**Task requirements**: In the following material, identify every line holding the string "that" and return it.

========

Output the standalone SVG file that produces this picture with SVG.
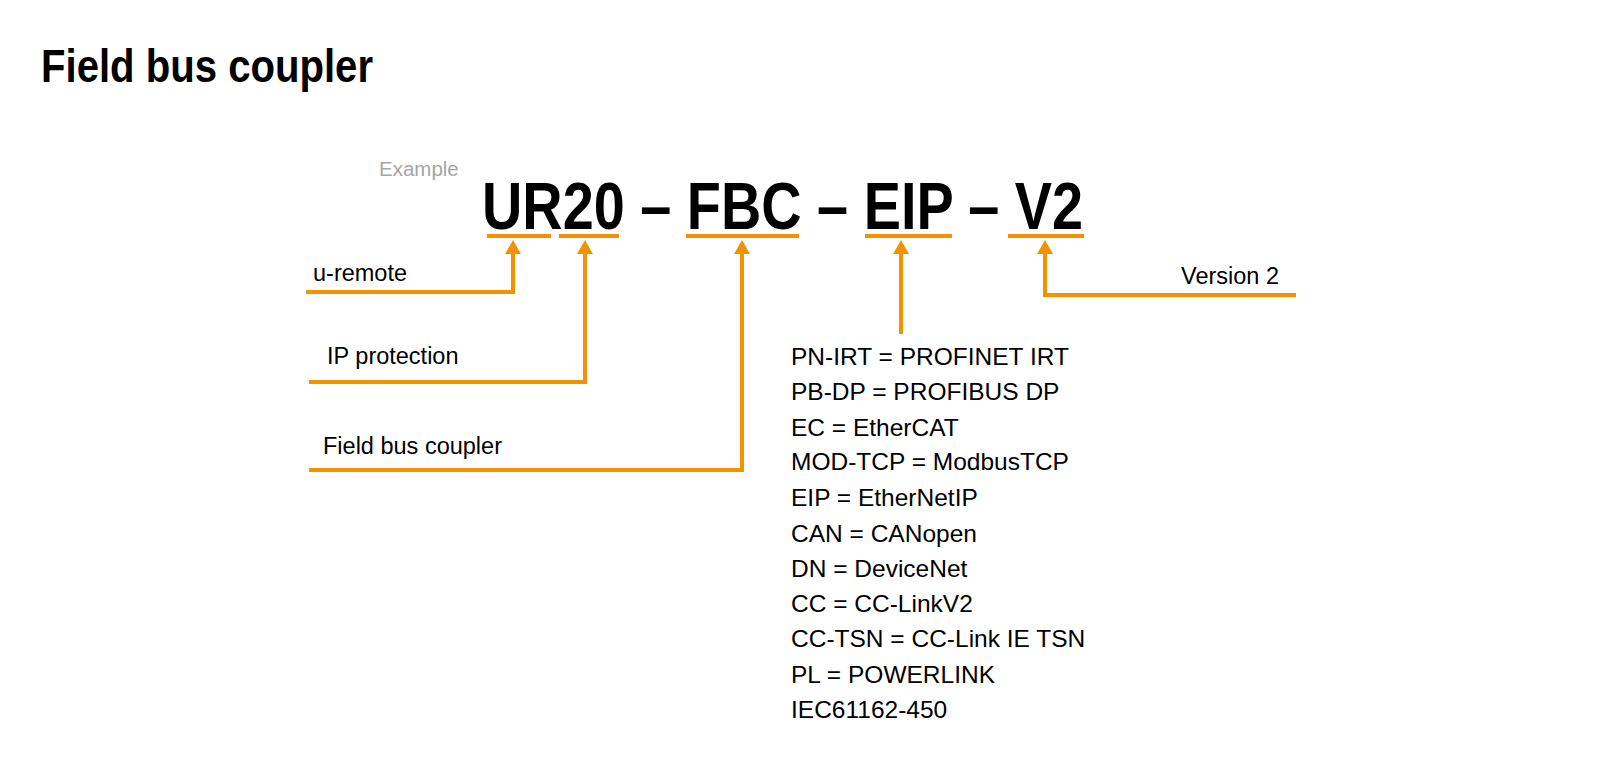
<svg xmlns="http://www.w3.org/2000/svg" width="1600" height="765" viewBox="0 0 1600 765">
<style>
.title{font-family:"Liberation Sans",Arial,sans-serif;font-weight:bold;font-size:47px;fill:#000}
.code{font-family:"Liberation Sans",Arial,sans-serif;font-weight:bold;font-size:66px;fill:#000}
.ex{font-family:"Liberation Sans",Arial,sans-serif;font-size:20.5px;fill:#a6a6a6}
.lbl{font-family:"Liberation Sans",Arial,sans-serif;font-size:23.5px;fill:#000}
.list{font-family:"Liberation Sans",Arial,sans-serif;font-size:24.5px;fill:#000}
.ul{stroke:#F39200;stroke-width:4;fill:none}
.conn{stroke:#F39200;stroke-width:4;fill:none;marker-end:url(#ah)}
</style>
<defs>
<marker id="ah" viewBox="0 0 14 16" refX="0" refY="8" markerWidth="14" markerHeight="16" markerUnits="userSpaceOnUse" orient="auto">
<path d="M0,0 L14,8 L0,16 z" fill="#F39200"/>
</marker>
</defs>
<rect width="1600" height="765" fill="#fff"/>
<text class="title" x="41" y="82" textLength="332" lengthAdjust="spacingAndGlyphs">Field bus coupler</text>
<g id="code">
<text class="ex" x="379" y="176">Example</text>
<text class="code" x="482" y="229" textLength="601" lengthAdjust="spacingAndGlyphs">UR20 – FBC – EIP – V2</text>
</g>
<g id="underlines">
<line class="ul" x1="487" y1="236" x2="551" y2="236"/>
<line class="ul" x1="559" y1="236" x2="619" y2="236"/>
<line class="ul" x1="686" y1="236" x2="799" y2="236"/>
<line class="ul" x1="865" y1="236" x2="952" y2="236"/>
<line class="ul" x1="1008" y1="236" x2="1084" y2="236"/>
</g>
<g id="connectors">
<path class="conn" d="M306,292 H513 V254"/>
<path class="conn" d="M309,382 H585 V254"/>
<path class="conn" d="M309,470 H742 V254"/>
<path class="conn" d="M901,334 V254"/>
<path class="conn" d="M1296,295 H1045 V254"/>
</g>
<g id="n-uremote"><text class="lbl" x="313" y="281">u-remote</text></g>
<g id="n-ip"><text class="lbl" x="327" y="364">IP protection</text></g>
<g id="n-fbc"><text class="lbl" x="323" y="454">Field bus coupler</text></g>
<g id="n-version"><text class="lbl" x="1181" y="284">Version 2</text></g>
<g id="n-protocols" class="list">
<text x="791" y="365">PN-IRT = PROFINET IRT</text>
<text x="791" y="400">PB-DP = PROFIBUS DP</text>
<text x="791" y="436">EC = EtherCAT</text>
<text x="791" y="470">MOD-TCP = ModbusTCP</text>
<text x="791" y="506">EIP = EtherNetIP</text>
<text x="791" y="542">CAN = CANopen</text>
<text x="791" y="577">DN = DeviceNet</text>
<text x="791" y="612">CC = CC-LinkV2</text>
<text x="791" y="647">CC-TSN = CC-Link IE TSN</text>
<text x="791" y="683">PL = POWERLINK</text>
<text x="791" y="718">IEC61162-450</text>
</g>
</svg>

========

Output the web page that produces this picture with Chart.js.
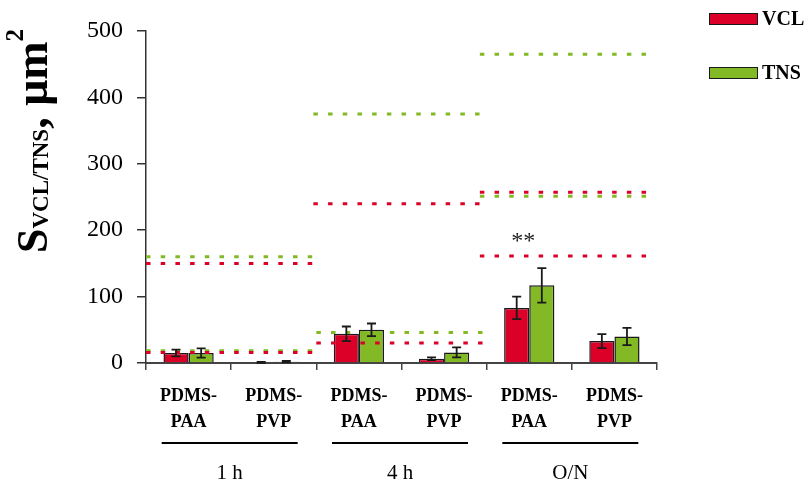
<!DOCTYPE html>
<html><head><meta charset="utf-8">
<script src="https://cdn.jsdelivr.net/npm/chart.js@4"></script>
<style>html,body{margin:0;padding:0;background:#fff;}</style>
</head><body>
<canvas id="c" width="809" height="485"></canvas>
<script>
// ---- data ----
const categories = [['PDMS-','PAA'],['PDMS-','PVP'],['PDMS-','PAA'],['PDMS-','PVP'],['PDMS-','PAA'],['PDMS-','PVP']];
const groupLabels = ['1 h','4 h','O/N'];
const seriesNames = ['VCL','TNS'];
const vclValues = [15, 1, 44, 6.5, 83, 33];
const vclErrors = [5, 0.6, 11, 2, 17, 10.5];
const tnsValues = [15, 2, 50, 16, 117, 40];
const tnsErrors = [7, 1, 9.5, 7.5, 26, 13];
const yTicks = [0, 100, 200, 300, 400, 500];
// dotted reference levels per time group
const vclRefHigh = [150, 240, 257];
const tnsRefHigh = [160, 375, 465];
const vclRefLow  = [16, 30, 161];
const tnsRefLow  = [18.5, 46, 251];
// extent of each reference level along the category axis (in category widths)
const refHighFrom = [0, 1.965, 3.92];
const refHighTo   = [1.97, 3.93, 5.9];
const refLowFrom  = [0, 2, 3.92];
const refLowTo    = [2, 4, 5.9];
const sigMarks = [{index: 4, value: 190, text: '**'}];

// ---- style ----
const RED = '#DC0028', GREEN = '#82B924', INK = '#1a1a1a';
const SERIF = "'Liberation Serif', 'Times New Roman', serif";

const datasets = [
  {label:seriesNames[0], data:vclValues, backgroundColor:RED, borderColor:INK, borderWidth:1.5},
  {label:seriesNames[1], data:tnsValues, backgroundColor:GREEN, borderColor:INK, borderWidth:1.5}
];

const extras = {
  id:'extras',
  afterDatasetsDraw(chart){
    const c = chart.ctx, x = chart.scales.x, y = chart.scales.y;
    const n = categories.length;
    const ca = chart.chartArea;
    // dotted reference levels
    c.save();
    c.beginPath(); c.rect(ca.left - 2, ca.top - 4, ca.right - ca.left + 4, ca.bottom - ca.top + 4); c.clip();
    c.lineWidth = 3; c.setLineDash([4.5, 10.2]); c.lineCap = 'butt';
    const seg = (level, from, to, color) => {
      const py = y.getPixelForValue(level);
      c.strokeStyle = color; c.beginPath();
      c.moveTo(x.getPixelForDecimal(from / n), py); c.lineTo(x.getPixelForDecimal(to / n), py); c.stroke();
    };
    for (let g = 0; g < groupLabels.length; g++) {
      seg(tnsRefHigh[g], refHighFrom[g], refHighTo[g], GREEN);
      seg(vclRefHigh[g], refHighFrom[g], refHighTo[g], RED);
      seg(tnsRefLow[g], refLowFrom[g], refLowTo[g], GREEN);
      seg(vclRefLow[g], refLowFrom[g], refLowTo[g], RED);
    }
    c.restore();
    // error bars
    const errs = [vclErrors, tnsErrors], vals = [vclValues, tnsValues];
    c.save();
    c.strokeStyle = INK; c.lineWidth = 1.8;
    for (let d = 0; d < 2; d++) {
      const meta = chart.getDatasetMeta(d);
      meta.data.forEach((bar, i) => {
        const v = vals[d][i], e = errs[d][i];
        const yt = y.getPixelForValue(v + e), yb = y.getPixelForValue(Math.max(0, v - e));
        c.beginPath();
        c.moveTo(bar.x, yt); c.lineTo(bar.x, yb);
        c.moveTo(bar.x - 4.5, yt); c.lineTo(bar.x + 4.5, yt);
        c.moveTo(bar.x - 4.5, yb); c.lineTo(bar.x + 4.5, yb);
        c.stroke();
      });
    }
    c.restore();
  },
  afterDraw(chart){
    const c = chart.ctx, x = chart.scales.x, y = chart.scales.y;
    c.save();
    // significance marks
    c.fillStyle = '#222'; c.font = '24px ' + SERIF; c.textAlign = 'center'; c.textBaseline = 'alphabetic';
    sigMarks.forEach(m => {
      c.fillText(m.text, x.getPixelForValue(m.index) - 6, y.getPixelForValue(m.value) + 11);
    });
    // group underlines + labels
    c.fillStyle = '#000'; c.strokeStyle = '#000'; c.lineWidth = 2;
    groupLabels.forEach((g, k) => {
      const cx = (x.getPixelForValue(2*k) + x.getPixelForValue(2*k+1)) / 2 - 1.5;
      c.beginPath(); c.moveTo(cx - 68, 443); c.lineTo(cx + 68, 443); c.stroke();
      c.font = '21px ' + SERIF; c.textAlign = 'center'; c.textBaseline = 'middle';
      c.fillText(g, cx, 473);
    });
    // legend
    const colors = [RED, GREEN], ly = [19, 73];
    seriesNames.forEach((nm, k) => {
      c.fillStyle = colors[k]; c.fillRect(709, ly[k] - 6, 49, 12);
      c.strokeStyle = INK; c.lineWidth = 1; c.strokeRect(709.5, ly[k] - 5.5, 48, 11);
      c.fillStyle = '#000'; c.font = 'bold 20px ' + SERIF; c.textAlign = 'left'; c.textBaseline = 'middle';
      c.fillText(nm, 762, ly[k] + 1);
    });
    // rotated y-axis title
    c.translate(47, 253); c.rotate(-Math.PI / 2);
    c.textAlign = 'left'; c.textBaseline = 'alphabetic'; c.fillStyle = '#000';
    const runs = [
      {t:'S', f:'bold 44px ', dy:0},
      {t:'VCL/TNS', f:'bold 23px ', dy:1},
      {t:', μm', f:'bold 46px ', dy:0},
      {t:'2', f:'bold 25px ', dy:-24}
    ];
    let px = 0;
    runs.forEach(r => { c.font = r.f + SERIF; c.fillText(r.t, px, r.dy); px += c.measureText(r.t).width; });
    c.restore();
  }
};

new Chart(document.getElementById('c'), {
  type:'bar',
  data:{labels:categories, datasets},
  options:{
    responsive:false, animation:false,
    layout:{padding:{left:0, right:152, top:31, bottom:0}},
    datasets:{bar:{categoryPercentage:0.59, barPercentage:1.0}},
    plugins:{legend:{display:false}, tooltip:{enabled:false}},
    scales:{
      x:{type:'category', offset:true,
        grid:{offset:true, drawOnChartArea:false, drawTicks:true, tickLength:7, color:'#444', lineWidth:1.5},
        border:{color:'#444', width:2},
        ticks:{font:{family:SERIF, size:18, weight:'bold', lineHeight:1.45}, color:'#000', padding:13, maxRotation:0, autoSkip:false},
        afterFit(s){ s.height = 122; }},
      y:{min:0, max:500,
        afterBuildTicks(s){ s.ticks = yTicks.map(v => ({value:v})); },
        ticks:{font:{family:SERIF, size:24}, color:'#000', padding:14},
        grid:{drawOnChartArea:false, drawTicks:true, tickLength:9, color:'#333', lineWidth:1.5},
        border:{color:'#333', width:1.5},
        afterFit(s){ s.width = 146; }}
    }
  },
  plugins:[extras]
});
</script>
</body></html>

========

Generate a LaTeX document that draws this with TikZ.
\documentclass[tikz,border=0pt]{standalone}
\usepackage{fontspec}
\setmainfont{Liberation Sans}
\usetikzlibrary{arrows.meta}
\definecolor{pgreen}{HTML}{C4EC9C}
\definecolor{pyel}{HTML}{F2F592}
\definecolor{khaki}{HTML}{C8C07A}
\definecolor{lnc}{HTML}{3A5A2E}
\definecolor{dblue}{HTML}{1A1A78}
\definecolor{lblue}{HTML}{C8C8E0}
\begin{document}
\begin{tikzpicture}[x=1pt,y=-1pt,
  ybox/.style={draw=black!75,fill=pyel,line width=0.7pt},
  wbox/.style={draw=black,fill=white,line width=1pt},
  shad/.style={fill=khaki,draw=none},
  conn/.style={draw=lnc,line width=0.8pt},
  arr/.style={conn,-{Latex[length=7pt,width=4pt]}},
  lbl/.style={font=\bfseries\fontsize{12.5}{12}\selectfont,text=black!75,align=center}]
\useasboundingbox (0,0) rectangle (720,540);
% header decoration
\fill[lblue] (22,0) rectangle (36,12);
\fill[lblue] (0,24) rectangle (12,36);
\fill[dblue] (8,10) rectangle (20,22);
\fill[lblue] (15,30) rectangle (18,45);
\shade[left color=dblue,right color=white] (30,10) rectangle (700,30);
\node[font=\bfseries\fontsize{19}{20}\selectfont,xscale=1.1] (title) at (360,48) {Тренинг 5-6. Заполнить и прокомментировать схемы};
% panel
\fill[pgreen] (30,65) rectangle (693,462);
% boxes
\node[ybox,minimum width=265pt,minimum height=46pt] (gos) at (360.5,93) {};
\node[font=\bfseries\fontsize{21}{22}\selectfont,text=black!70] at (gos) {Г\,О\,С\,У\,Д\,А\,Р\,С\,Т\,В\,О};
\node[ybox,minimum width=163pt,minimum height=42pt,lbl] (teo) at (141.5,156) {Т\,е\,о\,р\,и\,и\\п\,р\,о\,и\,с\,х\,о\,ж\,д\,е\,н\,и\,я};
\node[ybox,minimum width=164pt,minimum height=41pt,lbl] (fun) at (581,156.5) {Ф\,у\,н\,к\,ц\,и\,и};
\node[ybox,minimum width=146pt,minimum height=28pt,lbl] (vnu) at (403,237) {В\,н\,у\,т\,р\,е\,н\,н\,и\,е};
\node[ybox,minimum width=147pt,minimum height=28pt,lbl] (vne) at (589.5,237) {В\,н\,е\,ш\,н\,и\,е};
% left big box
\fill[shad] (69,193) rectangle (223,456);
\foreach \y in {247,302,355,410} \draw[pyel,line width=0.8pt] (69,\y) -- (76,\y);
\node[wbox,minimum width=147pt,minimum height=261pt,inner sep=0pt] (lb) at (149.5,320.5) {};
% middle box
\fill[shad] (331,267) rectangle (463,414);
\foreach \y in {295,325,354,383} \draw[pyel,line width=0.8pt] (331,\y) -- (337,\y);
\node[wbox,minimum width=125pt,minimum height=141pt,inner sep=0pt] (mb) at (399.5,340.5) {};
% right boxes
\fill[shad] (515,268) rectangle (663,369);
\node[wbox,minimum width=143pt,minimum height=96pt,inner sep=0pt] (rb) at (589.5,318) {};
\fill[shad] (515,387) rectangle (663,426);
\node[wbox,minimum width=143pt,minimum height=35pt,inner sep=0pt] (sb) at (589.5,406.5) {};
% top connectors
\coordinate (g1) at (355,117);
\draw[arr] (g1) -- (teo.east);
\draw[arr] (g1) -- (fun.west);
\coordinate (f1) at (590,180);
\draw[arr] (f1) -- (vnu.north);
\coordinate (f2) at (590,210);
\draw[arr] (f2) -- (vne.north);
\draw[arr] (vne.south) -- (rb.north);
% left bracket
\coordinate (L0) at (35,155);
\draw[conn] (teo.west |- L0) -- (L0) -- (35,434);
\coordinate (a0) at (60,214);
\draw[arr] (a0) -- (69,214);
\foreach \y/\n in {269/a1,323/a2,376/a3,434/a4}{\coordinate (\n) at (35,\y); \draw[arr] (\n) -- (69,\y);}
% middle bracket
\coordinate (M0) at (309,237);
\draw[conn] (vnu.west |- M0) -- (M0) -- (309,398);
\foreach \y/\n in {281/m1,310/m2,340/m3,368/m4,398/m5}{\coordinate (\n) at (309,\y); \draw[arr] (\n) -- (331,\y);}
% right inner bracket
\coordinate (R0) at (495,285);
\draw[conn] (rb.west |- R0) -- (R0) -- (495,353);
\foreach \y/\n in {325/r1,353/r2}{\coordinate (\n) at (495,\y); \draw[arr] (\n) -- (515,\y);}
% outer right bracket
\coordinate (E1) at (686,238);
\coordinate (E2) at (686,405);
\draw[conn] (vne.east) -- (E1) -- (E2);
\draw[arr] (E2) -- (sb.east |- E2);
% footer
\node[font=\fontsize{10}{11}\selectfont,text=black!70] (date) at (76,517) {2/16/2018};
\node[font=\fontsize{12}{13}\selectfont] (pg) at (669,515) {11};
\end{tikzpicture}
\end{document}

========

**Correct response**:
Output the standalone SVG file that produces this picture with SVG.
Output the web page that produces this picture with Chart.js.
Generate a LaTeX document that draws this with TikZ.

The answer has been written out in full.